My early work on Hayek and Keynes (see here and here) argued that this development was important, but misleading. The then current business cycle research and its newer variants could benefit from re-examining the issues at the heart of the Hayek-Keynes debate.
Money, banking, finance, and capital structure were, and still are, for the most part ignored in much of the new (post-Friedman-Phelps) macroeconomics including the new–Keynesian approaches. In this regard, Hayek (and Mises) had then, and has now, more to offer than Keynes.
Recent papers by respected mainstream economists are beginning to recognize that attention to Hayek and Mises can be useful. Guillermo Calvo of Columbia University, in a recent paper [PDF], has even gone so far as to argue, “the Austrian school of the trade cycle was on the right track” and that the Austrian School offered valuable insights and noting that:
There is a growing empirical literature purporting to show that financial crises are preceded by credit booms including Mendoza and Terrones (2008), Schularik and Taylor (2012), Agosin and Huaita (2012), and Borio (2012).
Calvo adds “[t]his was a central theme in the Austrian School of Economics.”
Claudio Borio highlights what Austrians have long argued is a key flaw in inflation-targeting or stable-money policy regimes such as many central banks either adopted or emulated during the 1980-2008 period. This flaw contributed to back-to-back boom-busts of the late 1990s and 2000s:
A monetary policy regime narrowly focused on controlling near-term inflation removes the need to tighten policy when financial booms take hold against the backdrop of low and stable inflation. And major positive supply-side developments, such as those associated with the globalisation of the real side of the economy, provide plenty of fuel for financial booms.
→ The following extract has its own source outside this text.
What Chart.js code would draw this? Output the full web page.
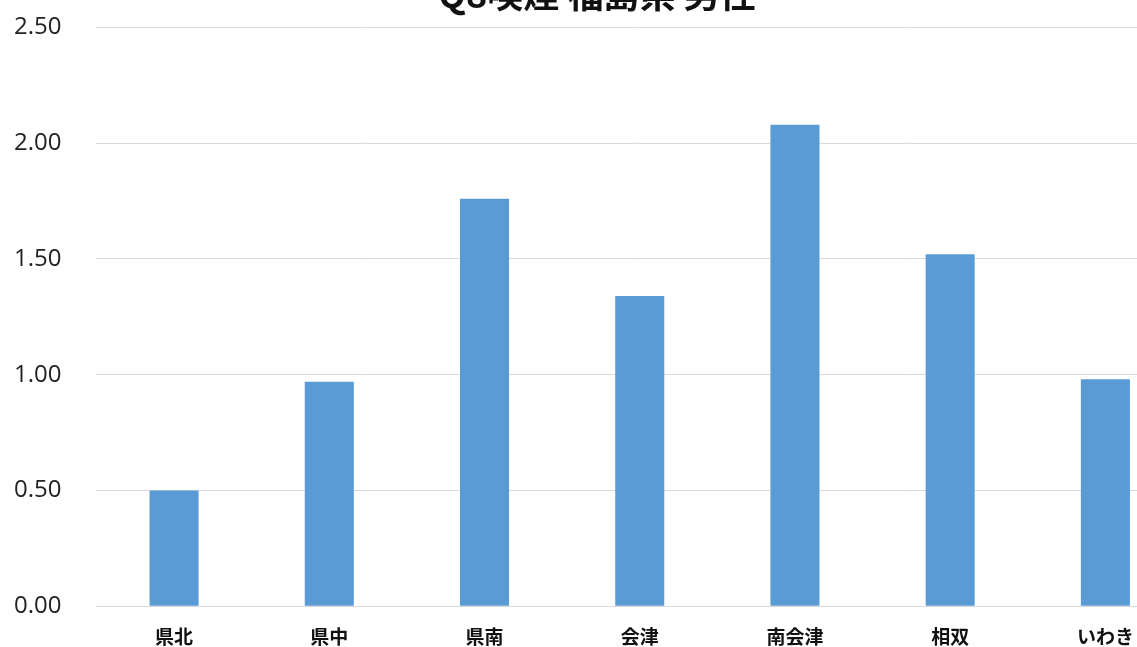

Borio thus recognizes that a time to mitigate a bust is (contra-Keynes) during the boom:
In the case of monetary policy, it is necessary to adopt strategies that allow central banks to tighten so as to lean against the build-up of financial imbalances even if near-term inflation remains subdued.
William R. White, another economist who has worked at the Bank of International Settlements (BIS) and has been influenced by Hayek, has come to similar conclusions as does Calvo, who argues “Hayek’s theory is very subtle and shows that even a central bank that follows a stable monetary policy may not be able to prevent business cycles and, occasionally, major boom-bust episodes.”
In the current environment, many, including Krugman, have argued for a higher inflation target or a higher nominal GDP target to jump start the current sluggish recovery.
Austrian business cycle theory on the other hand, as recognized by Borio and Calvo, provides analysis on why such a policy may be ineffective and if temporarily effective in the short run, harmful if not destructive, in the long run. (See here and here for more.)
An easy money and credit policy impedes necessary re-structuring of the economy and new credit creation begins a new round of misdirection of production leading to an “unfinished recession.” Calvo expounds:
Whatever one thinks of the power of the Hayek/Mises mix as a positive theory of the business cycle, an insight from the theory is that once credit over-expansion hits the real sector, rolling back credit is unlikely to be able to put “Humpty-Dumpty together again.”
It is too bad it took back-to back harmful boom-bust cycles for the profession at large to begin to again examine Austrian insights, but it does illustrate how foolish Krugman is when he argues Austrians have nothing to bring to the table.